- _WHAT THE TASK REQUIRES_: Would you write out the listing verbatim and skip every picture in it?

- _MATERIAL_:
★ ★ ★ ★ ★ ★ ★

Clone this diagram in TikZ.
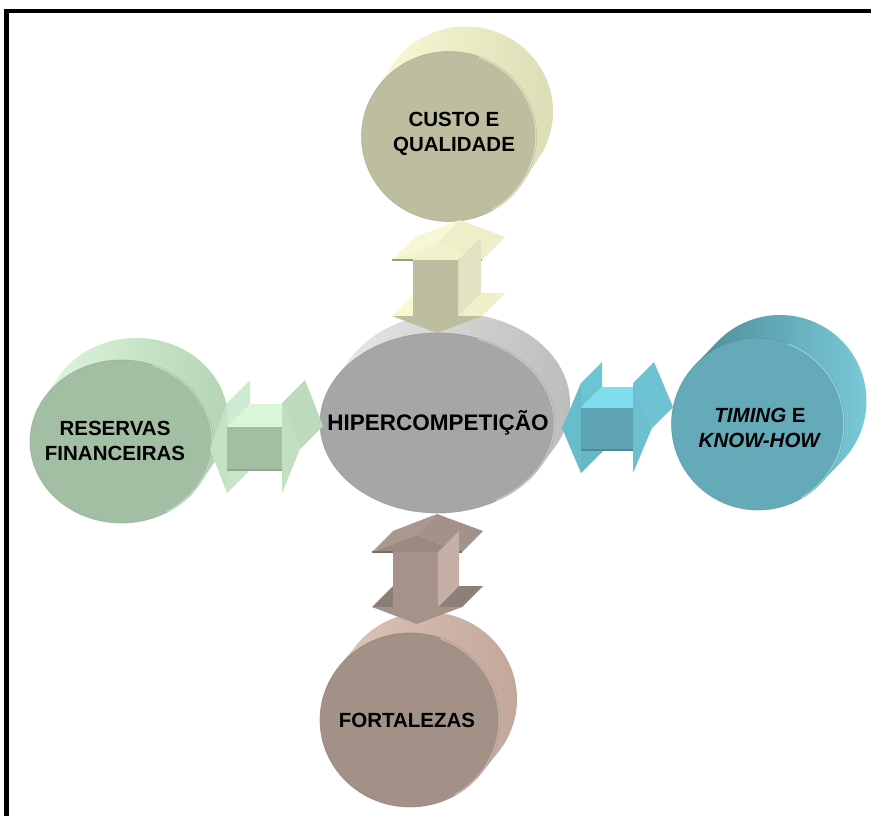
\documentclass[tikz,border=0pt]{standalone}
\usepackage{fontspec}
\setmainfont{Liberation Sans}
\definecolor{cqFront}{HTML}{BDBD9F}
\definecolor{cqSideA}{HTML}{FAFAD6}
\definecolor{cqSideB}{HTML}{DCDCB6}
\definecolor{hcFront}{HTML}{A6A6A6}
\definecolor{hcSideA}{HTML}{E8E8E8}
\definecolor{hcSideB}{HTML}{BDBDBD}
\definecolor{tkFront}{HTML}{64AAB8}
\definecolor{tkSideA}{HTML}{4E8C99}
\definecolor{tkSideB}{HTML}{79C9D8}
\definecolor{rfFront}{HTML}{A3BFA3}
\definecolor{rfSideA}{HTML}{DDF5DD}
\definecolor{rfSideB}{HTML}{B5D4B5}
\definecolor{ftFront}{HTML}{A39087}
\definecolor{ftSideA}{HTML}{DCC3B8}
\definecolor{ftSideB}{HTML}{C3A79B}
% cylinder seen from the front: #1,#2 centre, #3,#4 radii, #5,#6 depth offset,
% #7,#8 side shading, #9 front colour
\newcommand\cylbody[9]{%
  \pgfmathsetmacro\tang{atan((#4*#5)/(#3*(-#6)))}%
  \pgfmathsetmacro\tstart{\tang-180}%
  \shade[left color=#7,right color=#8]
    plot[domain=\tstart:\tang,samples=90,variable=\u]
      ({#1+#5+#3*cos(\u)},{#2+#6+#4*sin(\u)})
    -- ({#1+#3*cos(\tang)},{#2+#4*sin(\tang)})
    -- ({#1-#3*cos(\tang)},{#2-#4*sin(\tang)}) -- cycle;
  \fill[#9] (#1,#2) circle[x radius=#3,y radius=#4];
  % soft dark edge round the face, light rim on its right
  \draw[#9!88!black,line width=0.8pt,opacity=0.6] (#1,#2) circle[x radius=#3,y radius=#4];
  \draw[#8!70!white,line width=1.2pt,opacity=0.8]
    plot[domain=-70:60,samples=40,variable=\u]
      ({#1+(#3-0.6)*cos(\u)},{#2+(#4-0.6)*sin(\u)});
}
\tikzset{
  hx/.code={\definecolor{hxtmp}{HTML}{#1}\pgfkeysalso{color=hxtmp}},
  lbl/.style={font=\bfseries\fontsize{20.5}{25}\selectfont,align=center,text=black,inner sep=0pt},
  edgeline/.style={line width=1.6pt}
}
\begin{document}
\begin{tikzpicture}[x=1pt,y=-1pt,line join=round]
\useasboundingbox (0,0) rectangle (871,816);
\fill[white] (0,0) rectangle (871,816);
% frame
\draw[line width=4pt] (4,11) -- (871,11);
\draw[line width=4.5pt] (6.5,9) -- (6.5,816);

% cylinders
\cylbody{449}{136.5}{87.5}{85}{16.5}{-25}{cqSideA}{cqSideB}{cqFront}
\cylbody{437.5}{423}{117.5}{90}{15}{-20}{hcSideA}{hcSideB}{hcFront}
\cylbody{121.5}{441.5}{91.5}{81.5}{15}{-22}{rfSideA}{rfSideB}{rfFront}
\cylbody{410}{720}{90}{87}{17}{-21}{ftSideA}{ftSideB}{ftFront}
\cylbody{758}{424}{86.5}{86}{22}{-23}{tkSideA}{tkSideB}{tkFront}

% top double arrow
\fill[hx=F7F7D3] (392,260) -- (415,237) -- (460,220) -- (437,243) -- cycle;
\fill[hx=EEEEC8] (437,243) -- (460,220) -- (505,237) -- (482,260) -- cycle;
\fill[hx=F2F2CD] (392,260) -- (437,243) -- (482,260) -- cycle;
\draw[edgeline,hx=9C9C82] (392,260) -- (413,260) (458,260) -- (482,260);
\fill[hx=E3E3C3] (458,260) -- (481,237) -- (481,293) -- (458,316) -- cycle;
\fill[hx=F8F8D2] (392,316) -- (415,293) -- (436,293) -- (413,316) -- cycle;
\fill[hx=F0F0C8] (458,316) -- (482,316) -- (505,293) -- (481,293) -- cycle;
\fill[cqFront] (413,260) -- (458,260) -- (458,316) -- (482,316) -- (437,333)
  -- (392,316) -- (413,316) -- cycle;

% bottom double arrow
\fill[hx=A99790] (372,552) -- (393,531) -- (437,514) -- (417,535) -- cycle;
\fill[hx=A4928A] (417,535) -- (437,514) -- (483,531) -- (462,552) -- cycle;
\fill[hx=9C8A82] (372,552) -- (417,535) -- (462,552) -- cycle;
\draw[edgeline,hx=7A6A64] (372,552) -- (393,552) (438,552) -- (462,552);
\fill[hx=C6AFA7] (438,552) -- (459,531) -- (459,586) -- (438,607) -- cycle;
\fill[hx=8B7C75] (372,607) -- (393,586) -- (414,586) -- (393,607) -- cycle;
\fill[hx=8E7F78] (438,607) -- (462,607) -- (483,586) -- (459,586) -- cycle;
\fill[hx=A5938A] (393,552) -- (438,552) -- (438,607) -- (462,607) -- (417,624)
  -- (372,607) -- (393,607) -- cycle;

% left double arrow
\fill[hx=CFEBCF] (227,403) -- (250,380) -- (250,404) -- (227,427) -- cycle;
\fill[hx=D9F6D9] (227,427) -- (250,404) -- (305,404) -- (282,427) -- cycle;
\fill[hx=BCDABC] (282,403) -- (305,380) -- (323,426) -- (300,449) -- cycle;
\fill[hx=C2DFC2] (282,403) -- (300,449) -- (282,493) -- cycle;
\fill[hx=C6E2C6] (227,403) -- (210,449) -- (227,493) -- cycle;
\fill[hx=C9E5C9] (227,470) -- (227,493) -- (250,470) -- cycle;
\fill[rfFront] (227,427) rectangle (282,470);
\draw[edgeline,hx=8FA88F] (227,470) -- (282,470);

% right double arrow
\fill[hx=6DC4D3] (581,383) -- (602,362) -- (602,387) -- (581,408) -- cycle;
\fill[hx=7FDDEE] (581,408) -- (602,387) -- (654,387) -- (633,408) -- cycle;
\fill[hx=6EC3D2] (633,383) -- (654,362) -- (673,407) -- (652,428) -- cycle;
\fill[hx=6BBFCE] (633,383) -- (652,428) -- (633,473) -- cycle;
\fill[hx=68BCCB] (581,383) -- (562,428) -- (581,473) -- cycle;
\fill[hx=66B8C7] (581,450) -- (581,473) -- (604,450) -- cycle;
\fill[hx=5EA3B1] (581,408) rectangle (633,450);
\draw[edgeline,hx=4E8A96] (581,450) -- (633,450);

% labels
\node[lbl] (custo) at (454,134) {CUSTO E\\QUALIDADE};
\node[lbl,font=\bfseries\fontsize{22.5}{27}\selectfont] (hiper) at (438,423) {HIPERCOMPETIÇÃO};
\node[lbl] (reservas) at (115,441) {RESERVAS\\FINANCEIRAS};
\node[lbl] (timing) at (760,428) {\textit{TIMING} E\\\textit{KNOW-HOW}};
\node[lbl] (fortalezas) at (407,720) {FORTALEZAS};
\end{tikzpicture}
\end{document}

★ ★ ★ ★ ★ ★ ★

- _FINISHED TASK_:
Clone this diagram in TikZ.
\documentclass[tikz,border=0pt]{standalone}
\usepackage{fontspec}
\setmainfont{Liberation Sans}
\definecolor{cqFront}{HTML}{BDBD9F}
\definecolor{cqSideA}{HTML}{FAFAD6}
\definecolor{cqSideB}{HTML}{DCDCB6}
\definecolor{hcFront}{HTML}{A6A6A6}
\definecolor{hcSideA}{HTML}{E8E8E8}
\definecolor{hcSideB}{HTML}{BDBDBD}
\definecolor{tkFront}{HTML}{64AAB8}
\definecolor{tkSideA}{HTML}{4E8C99}
\definecolor{tkSideB}{HTML}{79C9D8}
\definecolor{rfFront}{HTML}{A3BFA3}
\definecolor{rfSideA}{HTML}{DDF5DD}
\definecolor{rfSideB}{HTML}{B5D4B5}
\definecolor{ftFront}{HTML}{A39087}
\definecolor{ftSideA}{HTML}{DCC3B8}
\definecolor{ftSideB}{HTML}{C3A79B}
% cylinder seen from the front: #1,#2 centre, #3,#4 radii, #5,#6 depth offset,
% #7,#8 side shading, #9 front colour
\newcommand\cylbody[9]{%
  \pgfmathsetmacro\tang{atan((#4*#5)/(#3*(-#6)))}%
  \pgfmathsetmacro\tstart{\tang-180}%
  \shade[left color=#7,right color=#8]
    plot[domain=\tstart:\tang,samples=90,variable=\u]
      ({#1+#5+#3*cos(\u)},{#2+#6+#4*sin(\u)})
    -- ({#1+#3*cos(\tang)},{#2+#4*sin(\tang)})
    -- ({#1-#3*cos(\tang)},{#2-#4*sin(\tang)}) -- cycle;
  \fill[#9] (#1,#2) circle[x radius=#3,y radius=#4];
  % soft dark edge round the face, light rim on its right
  \draw[#9!88!black,line width=0.8pt,opacity=0.6] (#1,#2) circle[x radius=#3,y radius=#4];
  \draw[#8!70!white,line width=1.2pt,opacity=0.8]
    plot[domain=-70:60,samples=40,variable=\u]
      ({#1+(#3-0.6)*cos(\u)},{#2+(#4-0.6)*sin(\u)});
}
\tikzset{
  hx/.code={\definecolor{hxtmp}{HTML}{#1}\pgfkeysalso{color=hxtmp}},
  lbl/.style={font=\bfseries\fontsize{20.5}{25}\selectfont,align=center,text=black,inner sep=0pt},
  edgeline/.style={line width=1.6pt}
}
\begin{document}
\begin{tikzpicture}[x=1pt,y=-1pt,line join=round]
\useasboundingbox (0,0) rectangle (871,816);
\fill[white] (0,0) rectangle (871,816);
% frame
\draw[line width=4pt] (4,11) -- (871,11);
\draw[line width=4.5pt] (6.5,9) -- (6.5,816);

% cylinders
\cylbody{449}{136.5}{87.5}{85}{16.5}{-25}{cqSideA}{cqSideB}{cqFront}
\cylbody{437.5}{423}{117.5}{90}{15}{-20}{hcSideA}{hcSideB}{hcFront}
\cylbody{121.5}{441.5}{91.5}{81.5}{15}{-22}{rfSideA}{rfSideB}{rfFront}
\cylbody{410}{720}{90}{87}{17}{-21}{ftSideA}{ftSideB}{ftFront}
\cylbody{758}{424}{86.5}{86}{22}{-23}{tkSideA}{tkSideB}{tkFront}

% top double arrow
\fill[hx=F7F7D3] (392,260) -- (415,237) -- (460,220) -- (437,243) -- cycle;
\fill[hx=EEEEC8] (437,243) -- (460,220) -- (505,237) -- (482,260) -- cycle;
\fill[hx=F2F2CD] (392,260) -- (437,243) -- (482,260) -- cycle;
\draw[edgeline,hx=9C9C82] (392,260) -- (413,260) (458,260) -- (482,260);
\fill[hx=E3E3C3] (458,260) -- (481,237) -- (481,293) -- (458,316) -- cycle;
\fill[hx=F8F8D2] (392,316) -- (415,293) -- (436,293) -- (413,316) -- cycle;
\fill[hx=F0F0C8] (458,316) -- (482,316) -- (505,293) -- (481,293) -- cycle;
\fill[cqFront] (413,260) -- (458,260) -- (458,316) -- (482,316) -- (437,333)
  -- (392,316) -- (413,316) -- cycle;

% bottom double arrow
\fill[hx=A99790] (372,552) -- (393,531) -- (437,514) -- (417,535) -- cycle;
\fill[hx=A4928A] (417,535) -- (437,514) -- (483,531) -- (462,552) -- cycle;
\fill[hx=9C8A82] (372,552) -- (417,535) -- (462,552) -- cycle;
\draw[edgeline,hx=7A6A64] (372,552) -- (393,552) (438,552) -- (462,552);
\fill[hx=C6AFA7] (438,552) -- (459,531) -- (459,586) -- (438,607) -- cycle;
\fill[hx=8B7C75] (372,607) -- (393,586) -- (414,586) -- (393,607) -- cycle;
\fill[hx=8E7F78] (438,607) -- (462,607) -- (483,586) -- (459,586) -- cycle;
\fill[hx=A5938A] (393,552) -- (438,552) -- (438,607) -- (462,607) -- (417,624)
  -- (372,607) -- (393,607) -- cycle;

% left double arrow
\fill[hx=CFEBCF] (227,403) -- (250,380) -- (250,404) -- (227,427) -- cycle;
\fill[hx=D9F6D9] (227,427) -- (250,404) -- (305,404) -- (282,427) -- cycle;
\fill[hx=BCDABC] (282,403) -- (305,380) -- (323,426) -- (300,449) -- cycle;
\fill[hx=C2DFC2] (282,403) -- (300,449) -- (282,493) -- cycle;
\fill[hx=C6E2C6] (227,403) -- (210,449) -- (227,493) -- cycle;
\fill[hx=C9E5C9] (227,470) -- (227,493) -- (250,470) -- cycle;
\fill[rfFront] (227,427) rectangle (282,470);
\draw[edgeline,hx=8FA88F] (227,470) -- (282,470);

% right double arrow
\fill[hx=6DC4D3] (581,383) -- (602,362) -- (602,387) -- (581,408) -- cycle;
\fill[hx=7FDDEE] (581,408) -- (602,387) -- (654,387) -- (633,408) -- cycle;
\fill[hx=6EC3D2] (633,383) -- (654,362) -- (673,407) -- (652,428) -- cycle;
\fill[hx=6BBFCE] (633,383) -- (652,428) -- (633,473) -- cycle;
\fill[hx=68BCCB] (581,383) -- (562,428) -- (581,473) -- cycle;
\fill[hx=66B8C7] (581,450) -- (581,473) -- (604,450) -- cycle;
\fill[hx=5EA3B1] (581,408) rectangle (633,450);
\draw[edgeline,hx=4E8A96] (581,450) -- (633,450);

% labels
\node[lbl] (custo) at (454,134) {CUSTO E\\QUALIDADE};
\node[lbl,font=\bfseries\fontsize{22.5}{27}\selectfont] (hiper) at (438,423) {HIPERCOMPETIÇÃO};
\node[lbl] (reservas) at (115,441) {RESERVAS\\FINANCEIRAS};
\node[lbl] (timing) at (760,428) {\textit{TIMING} E\\\textit{KNOW-HOW}};
\node[lbl] (fortalezas) at (407,720) {FORTALEZAS};
\end{tikzpicture}
\end{document}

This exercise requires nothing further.